Американский дипломат Джон Лейшмен (еще один иностранец, точно оценивший значение военного закона 1913 года) писал:
Хотя, возможно, Германией не движет тайное намерение на кого-либо напасть, поскольку в самых высоких кругах господствует мнение, что даже победа в войне отбросит Германию на полвека назад в торговом отношении, поведение императора определенно вызывает опасения в других странах. И, поскольку рост германских вооруженных сил неизбежно повлечет соответствующее увеличение и французской, и русской армий, трудно понять, как германское правительство планирует добиться превосходства ввиду выросшего в огромной степени [финансового] бремени, и еще труднее понять, как уже обложенное чрезмерными налогами население безропотно с ним смирится.
Хотя Германия… естественным образом (будучи со всех сторон окруженной воинственными державами) вынуждена содержать вооруженные силы, эти меры обороны, или защиты, невозможно осуществлять, не подвергаясь большому риску серьезных экономических неурядиц…
При этом Лейшмен опасался, что “могущественная военная партия” способна “втянуть страну в войну вопреки мирным усилиям правительства и менее одаренный и дальновидный монарх, нежели нынешний германский император, при некоторых обстоятельствах может оказаться не в состоянии сопротивляться давлению партии войны…”{777} В феврале 1914 года американский посол Уолтер Пейдж предупредил Государственный департамент:
Какое-нибудь государство (вероятно, Германия) столкнется с угрозой банкротства, и большая война покажется ей наипростейшим выходом. Банкротство перед войной покажется позорным, зато после нее может быть сочтено “славным”.
Примерно в это время ему на глаза попалась статья в берлинской газете, “автор которой призывал немедленно начать войну, поскольку нынешнее положение Германии благоприятнее, чем вскоре окажется”{778}.
И здесь была проблема.

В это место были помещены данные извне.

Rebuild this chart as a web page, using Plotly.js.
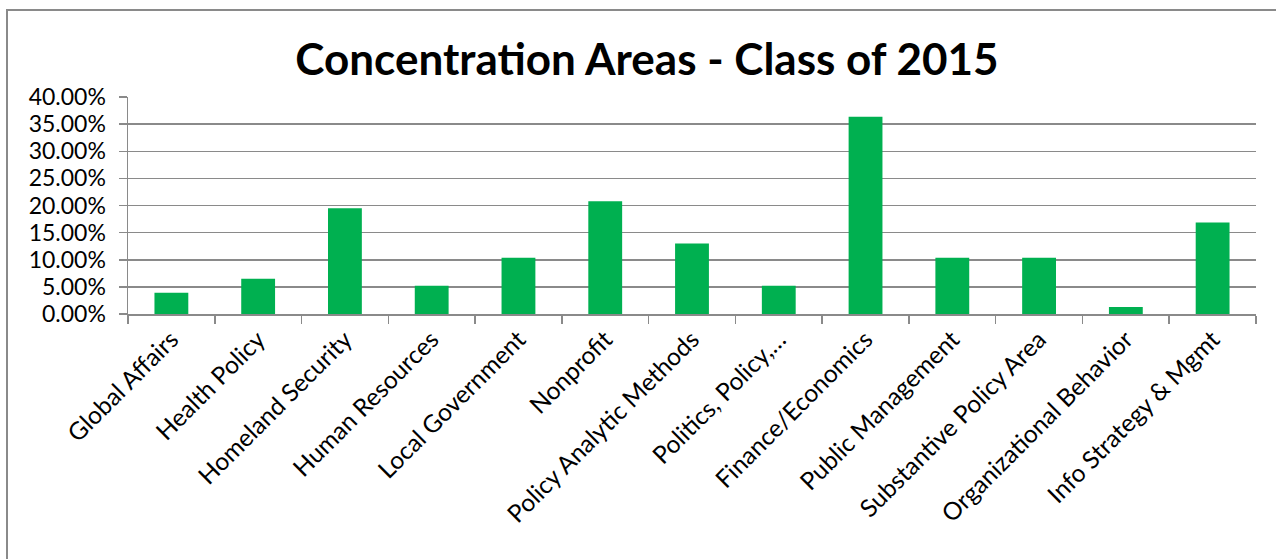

По словам Черчилля, германское правительство вместо того, чтобы стараться “смягчить ситуацию в стране”, могло увидеть “выход из нее во внешней авантюре”. Ротшильды также понимали, что финансовые ограничения могут подтолкнуть германское правительство к агрессивной внешней политике, даже под угрозой “новых крупных расходов на сухопутные и военно-морские силы”{779}. Лидер социал-демократов Август Бебель, выступая в декабре 1911 года в рейхстаге, говорил, по сути, о том же:
И так они будут… вооружаться до зубов и вновь вооружаться, будут вооружаться, пока та или другая сторона не скажет: лучше ужасный конец, чем ужасы без конца… Она также может решить, что если продолжит ждать, то окажется слабейшей, а не сильнейшей стороной… Сумерки богов буржуазного мира приближаются{780}.
Это очень проницательный взгляд. Недаром Мольтке заявил в марте 1913 года, что “все усложнилось настолько, что война покажется избавлением от избытка вооружений, финансового бремени, политических дрязг”{781}.